In an effort to help restore women’s dignity in their local area, Mission ONE partners are establishing a sewing center. As we’ve seen in other parts of the world, this skill-building space creates opportunities for women where otherwise, none existed before.

Building a marketable female public has proven to not only improve how women are perceived in a community, but how they feel about themselves.

With the ability to earn an income, comes the ability to:

  • Elevate their household by contributing to finances
  • Provide better for their children
  • Set an example for future generations of women
  • Open doors for education (both skilled and liberal arts)
  • Engage with other women without the presence of men
  • Establish respect within society that changes their ability to have a voice
  • Avoid hazardous, last-resort occupations
  • Build confidence to pursue even more spiritually uplifting endeavors
  • Experience God’s glory through personal dignity

Making money isn’t just about what women can and cannot buy. It’s about having a seat at the table and finding value in a segment of people who have been discarded and overlooked.

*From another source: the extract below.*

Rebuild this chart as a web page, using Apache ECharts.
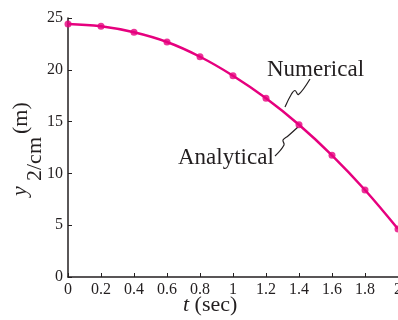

Why Mission ONE Partners Focus on Dignity

A pillar of living by God’s teachings is to understand that any person being oppressed, pushed to the brink of starvation, abused, or treated inhumanely is apt to feel like they are unworthy of God’s love due to their poor treatment by man.

Women in parts of Africa are made to feel unwanted, unimportant, and undervalued and thus aren’t given tools like education, confidence, and independent time to explore their faith. Mission ONE partners know that finding God’s love isn’t about being told God loves them. It’s about being shown that they are worthy.

In order to experience a true connection to Him, these women have to arrive on their own terms. And the only way to do that is to create a space where they can be allowed to have their own terms.

A sewing center compared to a church may seem like the lesser of two options when it comes to enlightenment and ministry. But it’s important to remember that God is found by individuals and that without self-worth it is hard to discover that God made you in His image.

Time and time again we hear from our partners that people who are given the chance to liberate and care for themselves find God in that work. Our job isn’t always to give the Bible to as many people as possible. Our mission is to give as many people as possible the ability to access it.

As women in Africa are given a skill and able to provide within their social structure, they will also gain a voice. And it is with that voice we hope women can lead their communities and walk the next generation of daughters into a world where they only experience life through the glory they are born with.